While Saturday’s Christmas parade stretched down Village Road, old Leland’s main street, the Navassa Drum and Drill team represented its town as part of the North Brunswick celebration.
The local community group, organized by former members William Alston and Carlton Mosely, gives kids from the small town of 1,900 a chance to perform all around Brunswick County and the surrounding area.
The group is mostly made up of teens who are out of high school, Mosely said, but Alston added they have accepted kids of any age. The group’s purpose is to give them an activity.
“If they can dance or march, they can be a part of it,” Alston said. “Some have been with us since they were 5 or 6.”
The drum and drill team has about 32 kids. About half are dancers and half are drummers.
“The girls mostly want to dance; the boys mostly want to drum,” Alston said.
Alston and Mosely started the group when they were just kids in the 1980’s.

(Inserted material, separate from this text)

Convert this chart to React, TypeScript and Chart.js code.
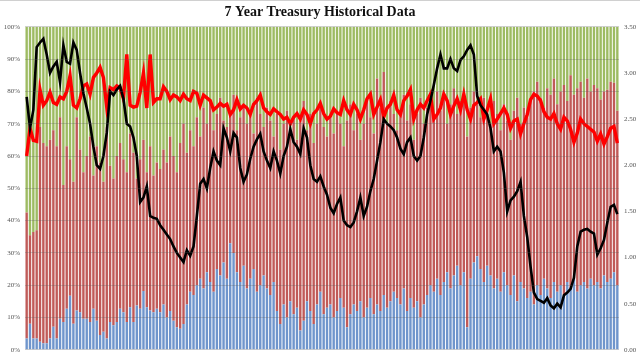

They both left the group when they got into their 20s, but came back to it in the late 1990’s when they decided the community group was still needed.
“We restarted it about 15 years ago and have been keeping it going (since),” Mosely said.

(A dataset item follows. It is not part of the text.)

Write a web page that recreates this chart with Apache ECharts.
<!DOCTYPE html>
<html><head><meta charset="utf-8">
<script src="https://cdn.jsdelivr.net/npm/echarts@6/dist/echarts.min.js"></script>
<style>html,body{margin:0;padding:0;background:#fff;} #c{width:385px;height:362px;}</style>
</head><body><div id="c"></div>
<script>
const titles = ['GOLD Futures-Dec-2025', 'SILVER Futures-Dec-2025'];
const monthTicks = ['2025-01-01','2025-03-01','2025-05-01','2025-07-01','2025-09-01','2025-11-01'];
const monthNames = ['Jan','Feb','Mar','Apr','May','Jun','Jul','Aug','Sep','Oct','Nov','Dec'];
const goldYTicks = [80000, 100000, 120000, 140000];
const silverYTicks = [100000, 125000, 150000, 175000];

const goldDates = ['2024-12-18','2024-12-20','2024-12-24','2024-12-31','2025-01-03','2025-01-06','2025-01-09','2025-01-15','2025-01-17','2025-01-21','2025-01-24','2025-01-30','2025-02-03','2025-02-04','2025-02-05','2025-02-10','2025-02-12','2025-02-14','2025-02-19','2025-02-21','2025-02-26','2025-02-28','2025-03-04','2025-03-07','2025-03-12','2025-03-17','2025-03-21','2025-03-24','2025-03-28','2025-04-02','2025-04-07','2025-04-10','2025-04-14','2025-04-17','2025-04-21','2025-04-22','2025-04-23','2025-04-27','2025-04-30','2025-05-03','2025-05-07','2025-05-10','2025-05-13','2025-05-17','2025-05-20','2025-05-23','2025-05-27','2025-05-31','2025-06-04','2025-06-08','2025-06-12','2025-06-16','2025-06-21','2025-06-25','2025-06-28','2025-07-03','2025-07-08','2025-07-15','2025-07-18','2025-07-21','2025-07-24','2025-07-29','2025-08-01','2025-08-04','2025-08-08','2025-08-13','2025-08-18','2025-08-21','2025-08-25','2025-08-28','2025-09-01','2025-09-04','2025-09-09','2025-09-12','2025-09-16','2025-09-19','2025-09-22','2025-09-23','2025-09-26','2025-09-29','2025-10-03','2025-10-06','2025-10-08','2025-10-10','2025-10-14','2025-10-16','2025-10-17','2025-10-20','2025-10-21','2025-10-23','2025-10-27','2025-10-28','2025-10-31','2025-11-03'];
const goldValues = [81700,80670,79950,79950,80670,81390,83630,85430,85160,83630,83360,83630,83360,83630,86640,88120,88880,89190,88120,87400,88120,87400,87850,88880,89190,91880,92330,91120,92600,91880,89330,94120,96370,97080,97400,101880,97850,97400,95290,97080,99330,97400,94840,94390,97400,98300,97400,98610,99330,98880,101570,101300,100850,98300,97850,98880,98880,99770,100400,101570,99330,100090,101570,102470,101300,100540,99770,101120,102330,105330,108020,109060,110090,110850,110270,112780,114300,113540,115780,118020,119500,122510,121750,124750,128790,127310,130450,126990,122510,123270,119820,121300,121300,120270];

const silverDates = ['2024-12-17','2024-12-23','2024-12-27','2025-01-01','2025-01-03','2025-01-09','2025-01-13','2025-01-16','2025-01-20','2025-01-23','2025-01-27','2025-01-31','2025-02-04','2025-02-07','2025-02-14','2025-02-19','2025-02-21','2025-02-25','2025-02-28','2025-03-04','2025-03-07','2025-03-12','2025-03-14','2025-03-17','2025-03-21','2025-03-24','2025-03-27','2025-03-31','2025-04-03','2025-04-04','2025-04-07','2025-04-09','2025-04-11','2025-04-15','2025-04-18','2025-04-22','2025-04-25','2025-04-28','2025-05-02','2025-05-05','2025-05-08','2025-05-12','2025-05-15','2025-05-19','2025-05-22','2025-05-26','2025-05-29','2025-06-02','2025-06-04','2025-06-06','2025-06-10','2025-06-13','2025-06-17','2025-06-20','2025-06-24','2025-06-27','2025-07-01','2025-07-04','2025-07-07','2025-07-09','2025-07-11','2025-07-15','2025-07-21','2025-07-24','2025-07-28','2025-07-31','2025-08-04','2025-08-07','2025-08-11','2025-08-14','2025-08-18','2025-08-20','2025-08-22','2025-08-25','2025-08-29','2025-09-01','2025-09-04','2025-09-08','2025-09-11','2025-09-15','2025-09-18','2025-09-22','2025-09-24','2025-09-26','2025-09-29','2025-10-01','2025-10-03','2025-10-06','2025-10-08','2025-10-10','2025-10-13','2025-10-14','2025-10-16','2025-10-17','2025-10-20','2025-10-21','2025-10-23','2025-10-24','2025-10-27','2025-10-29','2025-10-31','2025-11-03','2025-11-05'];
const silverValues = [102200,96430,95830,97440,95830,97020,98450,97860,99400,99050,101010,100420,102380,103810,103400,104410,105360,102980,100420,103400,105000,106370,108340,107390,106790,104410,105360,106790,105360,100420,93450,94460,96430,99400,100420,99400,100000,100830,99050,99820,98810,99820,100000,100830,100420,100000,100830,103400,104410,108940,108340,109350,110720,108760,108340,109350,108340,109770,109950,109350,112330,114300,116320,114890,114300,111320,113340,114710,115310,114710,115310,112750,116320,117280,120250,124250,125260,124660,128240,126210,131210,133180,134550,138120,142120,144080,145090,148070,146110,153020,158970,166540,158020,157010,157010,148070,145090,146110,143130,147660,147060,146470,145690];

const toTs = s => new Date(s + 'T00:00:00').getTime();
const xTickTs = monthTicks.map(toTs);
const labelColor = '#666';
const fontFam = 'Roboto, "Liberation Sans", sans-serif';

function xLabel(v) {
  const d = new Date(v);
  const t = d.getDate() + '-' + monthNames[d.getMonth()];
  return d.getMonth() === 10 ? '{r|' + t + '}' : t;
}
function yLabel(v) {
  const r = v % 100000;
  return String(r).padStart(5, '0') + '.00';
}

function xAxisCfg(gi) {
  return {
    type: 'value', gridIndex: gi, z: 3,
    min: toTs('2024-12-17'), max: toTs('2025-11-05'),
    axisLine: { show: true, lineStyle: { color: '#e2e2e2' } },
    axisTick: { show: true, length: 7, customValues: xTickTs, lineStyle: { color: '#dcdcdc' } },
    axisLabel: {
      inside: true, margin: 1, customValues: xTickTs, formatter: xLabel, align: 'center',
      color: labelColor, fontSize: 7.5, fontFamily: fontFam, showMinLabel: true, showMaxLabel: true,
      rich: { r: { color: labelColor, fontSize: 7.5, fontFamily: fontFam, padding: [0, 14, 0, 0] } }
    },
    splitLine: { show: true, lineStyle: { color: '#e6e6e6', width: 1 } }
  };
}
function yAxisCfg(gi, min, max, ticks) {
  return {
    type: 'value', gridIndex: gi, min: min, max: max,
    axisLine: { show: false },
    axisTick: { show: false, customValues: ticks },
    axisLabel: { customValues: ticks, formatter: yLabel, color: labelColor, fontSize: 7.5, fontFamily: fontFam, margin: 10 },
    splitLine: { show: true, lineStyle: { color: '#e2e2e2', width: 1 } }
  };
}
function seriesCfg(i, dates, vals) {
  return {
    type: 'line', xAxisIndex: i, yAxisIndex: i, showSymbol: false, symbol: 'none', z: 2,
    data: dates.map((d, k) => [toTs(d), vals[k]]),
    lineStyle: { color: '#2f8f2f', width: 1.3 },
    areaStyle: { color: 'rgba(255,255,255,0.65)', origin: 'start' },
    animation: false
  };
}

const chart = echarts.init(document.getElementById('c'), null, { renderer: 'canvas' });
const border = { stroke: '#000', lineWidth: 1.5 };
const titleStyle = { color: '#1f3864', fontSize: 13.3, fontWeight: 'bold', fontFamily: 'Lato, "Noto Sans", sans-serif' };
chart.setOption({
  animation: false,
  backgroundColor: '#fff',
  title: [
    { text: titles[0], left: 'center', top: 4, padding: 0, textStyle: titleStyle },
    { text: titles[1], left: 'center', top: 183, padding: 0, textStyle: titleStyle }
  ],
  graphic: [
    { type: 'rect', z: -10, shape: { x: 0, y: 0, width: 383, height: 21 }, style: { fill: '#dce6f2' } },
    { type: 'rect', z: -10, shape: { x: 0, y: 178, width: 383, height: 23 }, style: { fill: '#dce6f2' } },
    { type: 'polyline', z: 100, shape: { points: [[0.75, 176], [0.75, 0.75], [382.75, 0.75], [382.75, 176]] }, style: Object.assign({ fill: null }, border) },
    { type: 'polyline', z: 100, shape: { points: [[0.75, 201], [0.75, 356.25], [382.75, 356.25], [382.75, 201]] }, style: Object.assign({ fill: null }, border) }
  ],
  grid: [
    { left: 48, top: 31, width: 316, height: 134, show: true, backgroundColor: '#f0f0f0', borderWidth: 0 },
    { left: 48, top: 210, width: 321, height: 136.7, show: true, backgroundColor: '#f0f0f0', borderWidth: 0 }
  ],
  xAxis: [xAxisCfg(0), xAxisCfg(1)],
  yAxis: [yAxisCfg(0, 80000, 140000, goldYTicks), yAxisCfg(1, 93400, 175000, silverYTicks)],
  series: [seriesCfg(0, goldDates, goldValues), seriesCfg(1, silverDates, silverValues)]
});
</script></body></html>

When the group first started, there was no drumming, just drills.
“We started as a regular marching group with a radio. Now we play our own beats,” Alston said.

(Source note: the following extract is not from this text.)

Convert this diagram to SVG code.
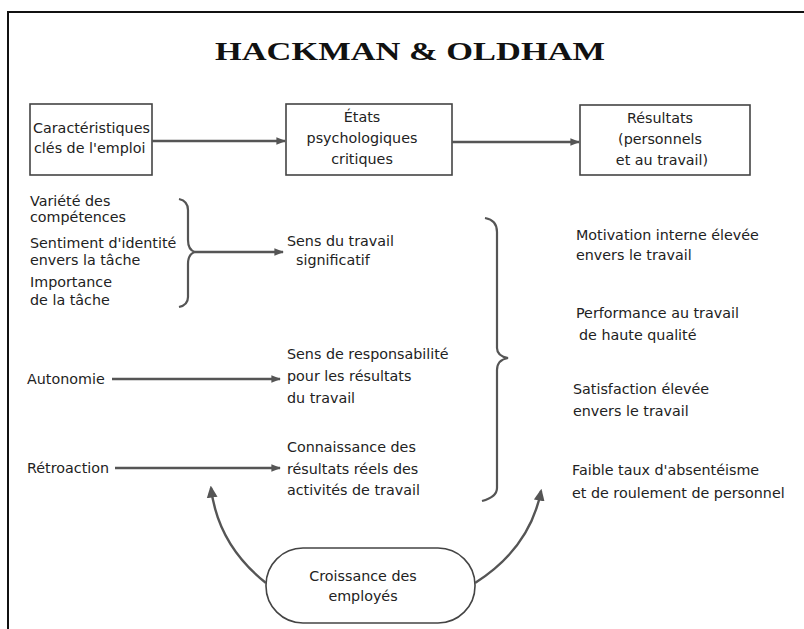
<svg xmlns="http://www.w3.org/2000/svg" width="804" height="629" viewBox="0 0 804 629">
<style>
text{font-family:"DejaVu Sans",Verdana,sans-serif;font-size:14.3px;fill:#222}
.title{font-family:"Liberation Serif","Times New Roman",serif;font-weight:bold;font-size:26px;fill:#111}
.box{fill:#fff;stroke:#444;stroke-width:1.6}
.ln{fill:none;stroke:#555;stroke-width:2.4}
.br{fill:none;stroke:#555;stroke-width:2.2}
.c{text-anchor:middle}
</style>
<defs>
<marker id="ah" viewBox="0 0 10 10" refX="9" refY="5" markerWidth="4" markerHeight="4" orient="auto" markerUnits="strokeWidth">
<path d="M0,1 L10,5 L0,9 Z" fill="#555"/>
</marker>
<marker id="ah2" viewBox="0 0 10 10" refX="8" refY="5" markerWidth="5" markerHeight="5" orient="auto" markerUnits="strokeWidth">
<path d="M0,0.5 L10,5 L0,9.5 Z" fill="#555"/>
</marker>
</defs>
<rect width="804" height="629" fill="#fff"/>
<path d="M8,629 V12 H804" fill="none" stroke="#111" stroke-width="2"/>
<text class="title c" x="410" y="60" textLength="390" lengthAdjust="spacingAndGlyphs">HACKMAN &amp; OLDHAM</text>

<g id="box-caracteristiques">
<rect class="box" x="30" y="104" width="122" height="71"/>
<text x="33" y="133">Caractéristiques</text>
<text x="34" y="153">clés de l'emploi</text>
</g>
<g id="box-etats">
<rect class="box" x="286" y="104" width="166" height="71"/>
<text class="c" x="362" y="122">États</text>
<text class="c" x="362" y="143">psychologiques</text>
<text class="c" x="362" y="164">critiques</text>
</g>
<g id="box-resultats">
<rect class="box" x="580" y="105" width="170" height="70"/>
<text class="c" x="660" y="123">Résultats</text>
<text class="c" x="660" y="144">(personnels</text>
<text class="c" x="662" y="165">et au travail)</text>
</g>

<g id="variete"><text x="30" y="206">Variété des</text><text x="30" y="222">compétences</text></g>
<g id="identite"><text x="30" y="248">Sentiment d'identité</text><text x="30" y="265">envers la tâche</text></g>
<g id="importance"><text x="30" y="287">Importance</text><text x="30" y="305">de la tâche</text></g>
<g id="autonomie"><text x="27" y="384">Autonomie</text></g>
<g id="retroaction"><text x="27" y="473">Rétroaction</text></g>

<g id="sens-travail"><text x="287" y="246">Sens du travail</text><text x="296" y="265">significatif</text></g>
<g id="sens-responsabilite"><text x="287" y="359">Sens de responsabilité</text><text x="287" y="381">pour les résultats</text><text x="287" y="403">du travail</text></g>
<g id="connaissance"><text x="287" y="452">Connaissance des</text><text x="287" y="474">résultats réels des</text><text x="287" y="495">activités de travail</text></g>

<g id="motivation"><text x="576" y="240">Motivation interne élevée</text><text x="576" y="260">envers le travail</text></g>
<g id="performance"><text x="576" y="318">Performance au travail</text><text x="579" y="340">de haute qualité</text></g>
<g id="satisfaction"><text x="573" y="394">Satisfaction élevée</text><text x="573" y="416">envers le travail</text></g>
<g id="absenteisme"><text x="572" y="475">Faible taux d'absentéisme</text><text x="572" y="498">et de roulement de personnel</text></g>

<g id="croissance">
<rect class="box" x="266" y="548" width="209" height="75" rx="37" ry="37" stroke-width="2"/>
<text class="c" x="363" y="581">Croissance des</text>
<text class="c" x="363" y="601">employés</text>
</g>

<g id="connectors">
<line class="ln" x1="152" y1="141" x2="285" y2="141" marker-end="url(#ah)"/>
<line class="ln" x1="452" y1="142" x2="579" y2="142" marker-end="url(#ah)"/>
<path class="br" d="M179,199 Q188,201 188,210 V240 Q188,250 195,252 Q188,254 188,264 V297 Q188,305 179,307"/>
<line class="ln" x1="195" y1="252" x2="283" y2="252" marker-end="url(#ah)"/>
<line class="ln" x1="112" y1="379" x2="280" y2="379" marker-end="url(#ah)"/>
<line class="ln" x1="115" y1="468" x2="280" y2="468" marker-end="url(#ah)"/>
<path class="br" d="M485,218 Q497,220 497,232 V348 Q497,356 508,358 Q497,360 497,370 V488 Q497,497 482,501"/>
<path class="ln" d="M266,583 Q218,545 211,488" marker-end="url(#ah2)"/>
<path class="ln" d="M475,583 Q530,548 541,491" marker-end="url(#ah2)"/>
</g>
</svg>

The organizers bought their first sets of marching drums by having fundraisers, then began receiving support from the town of Navassa as well as other donations.
“(The kids) teach themselves how to play,” Alston said.
Alston said when kids come out to participate, they learn the dances and if they want to start drumming they work their way up, learning on cymbals, snare drums, quad toms and bass drums.
The group is most active around the holidays, when they are invited to participate in several Christmas parades.
“It’s our busiest time of the year,” Alston said. “If they like us, they’ll call us. The more we’re seen, the more they want us to come out.”
On Saturday the group spent the morning performing in the Leland Christmas parade, they drove to Burgaw for a parade that afternoon.
But they stay active throughout the year and hit another busy season in the summer performing at community events like Juneteenth observances and African heritage festivals, the Southport Fourth of July Day parade and their own homecoming parade the second week of July.
The group performed for the Brunswick County Health Department in September and has provided entertainment at baseball games and Halloween festivals
“If anyone is interested in having us perform, contact the town hall. They’ll set it up and we’ll take the kids,” Alston said.
The group will break for the holidays now that most of the annual parades are over, then prepare to perform on Martin Luther King Jr. Day in February, Alston said. He said they would then regroup around March to begin preparing for the summer performances.